Saturday, April 23, 2011

Remember?

I love a good story. And a storyteller who can paint with words. My mother could capture my imagination and weave it through the stories of an era past. Whether sitting on the steps leading into our kitchen or lying with my head in her lap as she stroked my long hair, she would remember pages of her story. I can still hear her voice in my memory.  Soothing, amused, and sometimes pained. I focused on every word and tried to store it in my memory along with nursery rhymes and Winnie The Pooh adventures. I knew then that someday these would be worth retelling.

This August, I'll remember her passing for the second anniversary. She was such an amazing, gorgeous, funny, intelligent survivor of a life that could easily become a novel. What thrills me the most is that she was always a Jesus-truster and in the latter years, finally knew the personal surrendered relationship that makes all things new. I have no doubt she is singing love songs to him in heaven with her restored voice and I look forward to joining in with her someday. What a treat to harmonize together!

Mom was always my sweetest encourager and my efforts at writing were met with cheers. When I sorted through her folders, I was touched to find one filled with every piece I had sent her. From dramas written for church production to devotional thoughts on raising children, they were three-hole-punched and clicked into that folder.
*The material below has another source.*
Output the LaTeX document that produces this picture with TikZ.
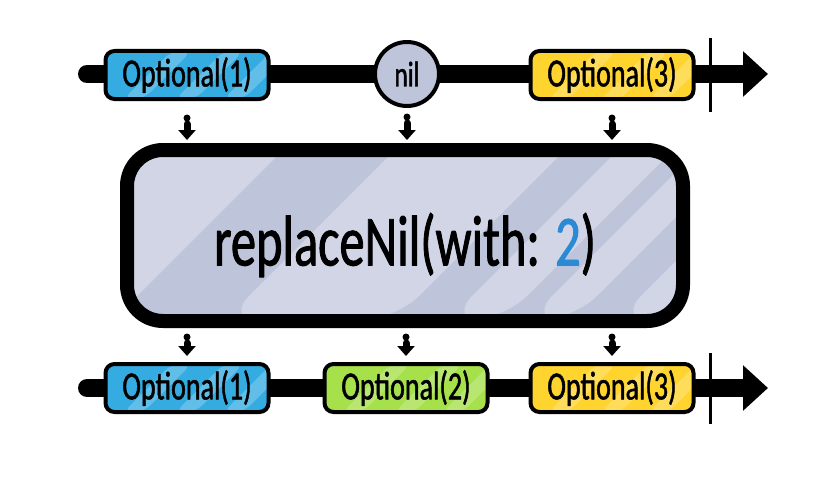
\documentclass[tikz,border=0pt]{standalone}
\usepackage{fontspec}
\setmainfont[FakeStretch=0.7, FakeBold=1.2]{Carlito}
\usetikzlibrary{positioning,arrows.meta}
\definecolor{evblue}{HTML}{34ACE2}
\definecolor{evyellow}{HTML}{FFD42E}
\definecolor{evgreen}{HTML}{A6E04A}
\definecolor{lav}{HTML}{BEC4DA}
\definecolor{numblue}{HTML}{2A8AD4}

\begin{document}
\begin{tikzpicture}[x=1pt, y=-1pt,
    c/.style={line width=4pt, line join=round},
    ev/.style={c, draw=black, rounded corners=9pt, minimum width=163pt, minimum height=48pt,
               inner sep=0pt, font=\fontsize{40}{40}\selectfont,
               path picture={\foreach \s in {18,70,118}
                 \fill[white, opacity=.22] ([xshift=\s pt]path picture bounding box.south west)
                   -- ++(20pt,0pt) -- ++(48pt,48pt) -- ++(-20pt,0pt) -- cycle;}},
    nilc/.style={c, circle, draw=black, fill=lav, minimum size=64pt, inner sep=0pt,
                 font=\fontsize{36}{36}\selectfont},
    big/.style={draw=black, line width=14pt, line join=round, rounded corners=36pt, fill=lav,
                minimum width=556pt, minimum height=171pt, inner sep=0pt,
                font=\fontsize{72}{72}\selectfont, text height=72pt, text depth=12pt,
                path picture={\foreach \s/\w in {-150/135,97/170,320/55,400/45,489/60}
                  \fill[white, opacity=.3] ([xshift=\s pt]path picture bounding box.south west)
                    -- ++(\w pt,0pt) -- ++(200pt,200pt) -- ++(-\w pt,0pt) -- cycle;}},
    axis/.style={line width=18pt, line cap=round, -{Triangle[length=25pt,width=44pt]}},
    tick/.style={line width=3pt},
    feed/.style={line width=7pt, line cap=round, dash pattern=on 0pt off 6pt on 40pt off 40pt,
                 -{Triangle[length=10pt,width=17pt]}, shorten <=17pt, shorten >=3pt}]
  \useasboundingbox (0,0) rectangle (826,487);

  % input stream
  \coordinate (a0) at (87,74);
  \coordinate (a1) at (768,74);
  \coordinate (k0) at (710,38);
  \coordinate (k1) at (710,112);
  \draw[axis] (a0) -- (a1);
  \draw[tick] (k0) -- (k1);
  \node[ev, fill=evblue]   (i1) at (187,75) {Optional(1)};
  \node[nilc]              (i2) at (407,74) {nil};
  \node[ev, fill=evyellow] (i3) at (612,75) {Optional(3)};

  % operator
  \node[big] (op) at (405,235.5) {replaceNil(with: \textcolor{numblue}{2})};

  % output stream
  \coordinate (b0) at (87,388);
  \coordinate (b1) at (768,388);
  \coordinate (m0) at (710,353);
  \coordinate (m1) at (710,424);
  \draw[axis] (b0) -- (b1);
  \draw[tick] (m0) -- (m1);
  \node[ev, fill=evblue]   (o1) at (187,388) {Optional(1)};
  \node[ev, fill=evgreen]  (o2) at (406,388) {Optional(2)};
  \node[ev, fill=evyellow] (o3) at (612,388) {Optional(3)};

  \draw[feed] (i1) -- (i1 |- op.north);
  \draw[feed, shorten <=9pt] (i2) -- (i2 |- op.north);
  \draw[feed] (i3) -- (i3 |- op.north);
  \draw[feed, shorten <=9pt, shorten >=6pt] (op.south -| o1) -- (o1);
  \draw[feed, shorten <=9pt, shorten >=6pt] (op.south -| o2) -- (o2);
  \draw[feed, shorten <=9pt, shorten >=6pt] (op.south -| o3) -- (o3);
\end{tikzpicture}
\end{document}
Knowing her, she reread them often.

Six months before she died, I had the fortunate opportunity to attend a 3 day writing workshop with a dear friend and mentor. I had submitted light devotional material thinking that was where I needed to pick up after putting my writing on hold for twenty years. When my friend, Cec, met with me on the first day, he gave me some compliments and critiques but then sat back and said, "This is good and it's fine, but I can't help but feel there's something better just waiting to be written by you. I don't know what that is, but I know it's there." At that moment, I knew what it was. I returned to my laptop sitting among the other writers at the table and opened a new page. Memories flooded my mind and I could envision the stories as if I were watching a movie. A little girl in an orphanage during the depression. A life with strict foster parents who showed no love. A teenager with a promising voice singing at nightclubs followed by late night homework. Big band travels. Marriage and divorce. Marriage again and a house full of children and friends needing shelter. Alcohol. Murder. And always hope. My fingers flew and the scenes unfurled. When I told Mom I was writing her story, she cooed over the phone that it filled her with happiness.

It's a disappointment to me that in the two years since then, I've only written six chapters of her story. A blip on the screen. I repeatedly vow to carve out time to write. I head to the library to become a sequestered novelist. Too many times, my plans are set aside for other things on the to-do list. But, when I succeed and sit before the screen, it happens. Suddenly, I'm lying on the couch and if I concentrate, I can feel fingers lightly stroking my hair and hear a beautiful voice telling a tale.





1 comment:

  1. Ooh isn't she fabulous! Get to writing girl! Im anxious to read it!!